Task objective:
Write out the data below in full, unchanged, minus the images.

* start *

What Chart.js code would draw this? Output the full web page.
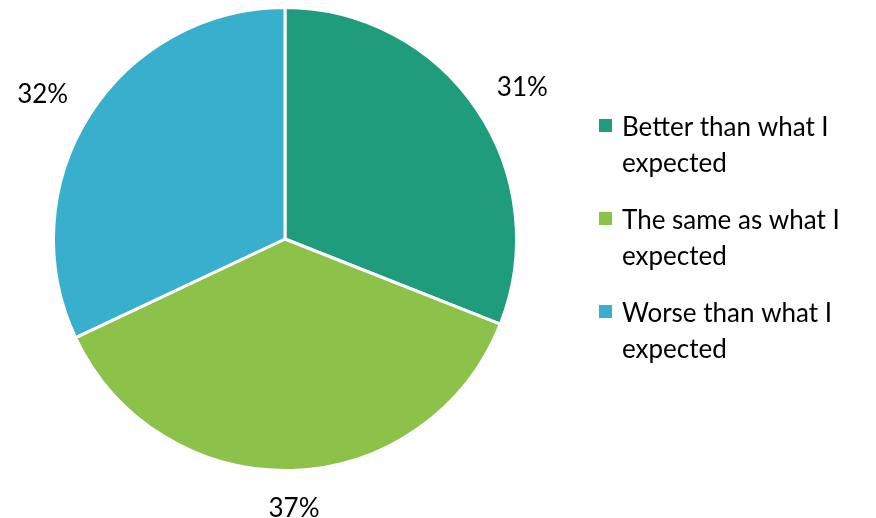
<!DOCTYPE html>
<html>
<head>
<meta charset="utf-8">
<script src="https://cdn.jsdelivr.net/npm/chart.js@4"></script>
<style>
  html, body { margin: 0; padding: 0; background: #fff; }
  #wrap { width: 876px; height: 518px; }
</style>
</head>
<body>
<div id="wrap"><canvas id="pastel" width="876" height="518"></canvas></div>
<script>
var categorias = ['Better than what I expected', 'The same as what I expected', 'Worse than what I expected'];
var lineasLeyenda = [['Better than what I', 'expected'], ['The same as what I', 'expected'], ['Worse than what I', 'expected']];
var porcentajes = [31, 37, 32];
var colores = ['#1F9C7B', '#8CC24A', '#39AFCE'];

var fuente = '26px Lato, "Open Sans", sans-serif';

// etiquetas de porcentaje fuera de cada porcion
var etiquetasFuera = {
    id: 'etiquetasFuera',
    afterDatasetsDraw: function (chart) {
        var ctx = chart.ctx;
        var arcos = chart.getDatasetMeta(0).data;
        ctx.save();
        ctx.font = fuente;
        ctx.fillStyle = '#000';
        ctx.textAlign = 'center';
        ctx.textBaseline = 'middle';
        arcos.forEach(function (arco, i) {
            var p = arco.getProps(['x', 'y', 'startAngle', 'endAngle', 'outerRadius'], true);
            var medio = (p.startAngle + p.endAngle) / 2;
            var dx = Math.cos(medio), dy = Math.sin(medio);
            var texto = porcentajes[i] + '%';
            var w = ctx.measureText(texto).width;
            var d = p.outerRadius + 30;
            var x = p.x + dx * d + dx * w / 2;
            var y = p.y + dy * d + dy * 8;
            ctx.fillText(texto, x, y);
        });
        ctx.restore();
    }
};

// leyenda a la derecha con texto en dos lineas
var leyendaDerecha = {
    id: 'leyendaDerecha',
    afterDraw: function (chart) {
        var ctx = chart.ctx;
        ctx.save();
        ctx.font = fuente;
        ctx.textBaseline = 'middle';
        lineasLeyenda.forEach(function (lineas, i) {
            var y0 = 126 + i * 93;
            ctx.fillStyle = colores[i];
            ctx.fillRect(599, y0 - 7, 13, 13);
            ctx.fillStyle = '#000';
            lineas.forEach(function (linea, j) {
                ctx.fillText(linea, 622, y0 + 2 + j * 36);
            });
        });
        ctx.restore();
    }
};

new Chart(document.getElementById('pastel').getContext('2d'), {
    type: 'pie',
    data: {
        labels: categorias,
        datasets: [{
            data: porcentajes,
            backgroundColor: colores,
            borderColor: '#fff',
            borderWidth: 3
        }]
    },
    options: {
        responsive: false,
        animation: false,
        layout: { padding: { left: 52, right: 358, top: 6, bottom: 46 } },
        plugins: {
            legend: { display: false },
            tooltip: { enabled: false }
        }
    },
    plugins: [etiquetasFuera, leyendaDerecha]
});
</script>
</body>
</html>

* end *

Task answer:
What Chart.js code would draw this? Output the full web page.
<!DOCTYPE html>
<html>
<head>
<meta charset="utf-8">
<script src="https://cdn.jsdelivr.net/npm/chart.js@4"></script>
<style>
  html, body { margin: 0; padding: 0; background: #fff; }
  #wrap { width: 876px; height: 518px; }
</style>
</head>
<body>
<div id="wrap"><canvas id="pastel" width="876" height="518"></canvas></div>
<script>
var categorias = ['Better than what I expected', 'The same as what I expected', 'Worse than what I expected'];
var lineasLeyenda = [['Better than what I', 'expected'], ['The same as what I', 'expected'], ['Worse than what I', 'expected']];
var porcentajes = [31, 37, 32];
var colores = ['#1F9C7B', '#8CC24A', '#39AFCE'];

var fuente = '26px Lato, "Open Sans", sans-serif';

// etiquetas de porcentaje fuera de cada porcion
var etiquetasFuera = {
    id: 'etiquetasFuera',
    afterDatasetsDraw: function (chart) {
        var ctx = chart.ctx;
        var arcos = chart.getDatasetMeta(0).data;
        ctx.save();
        ctx.font = fuente;
        ctx.fillStyle = '#000';
        ctx.textAlign = 'center';
        ctx.textBaseline = 'middle';
        arcos.forEach(function (arco, i) {
            var p = arco.getProps(['x', 'y', 'startAngle', 'endAngle', 'outerRadius'], true);
            var medio = (p.startAngle + p.endAngle) / 2;
            var dx = Math.cos(medio), dy = Math.sin(medio);
            var texto = porcentajes[i] + '%';
            var w = ctx.measureText(texto).width;
            var d = p.outerRadius + 30;
            var x = p.x + dx * d + dx * w / 2;
            var y = p.y + dy * d + dy * 8;
            ctx.fillText(texto, x, y);
        });
        ctx.restore();
    }
};

// leyenda a la derecha con texto en dos lineas
var leyendaDerecha = {
    id: 'leyendaDerecha',
    afterDraw: function (chart) {
        var ctx = chart.ctx;
        ctx.save();
        ctx.font = fuente;
        ctx.textBaseline = 'middle';
        lineasLeyenda.forEach(function (lineas, i) {
            var y0 = 126 + i * 93;
            ctx.fillStyle = colores[i];
            ctx.fillRect(599, y0 - 7, 13, 13);
            ctx.fillStyle = '#000';
            lineas.forEach(function (linea, j) {
                ctx.fillText(linea, 622, y0 + 2 + j * 36);
            });
        });
        ctx.restore();
    }
};

new Chart(document.getElementById('pastel').getContext('2d'), {
    type: 'pie',
    data: {
        labels: categorias,
        datasets: [{
            data: porcentajes,
            backgroundColor: colores,
            borderColor: '#fff',
            borderWidth: 3
        }]
    },
    options: {
        responsive: false,
        animation: false,
        layout: { padding: { left: 52, right: 358, top: 6, bottom: 46 } },
        plugins: {
            legend: { display: false },
            tooltip: { enabled: false }
        }
    },
    plugins: [etiquetasFuera, leyendaDerecha]
});
</script>
</body>
</html>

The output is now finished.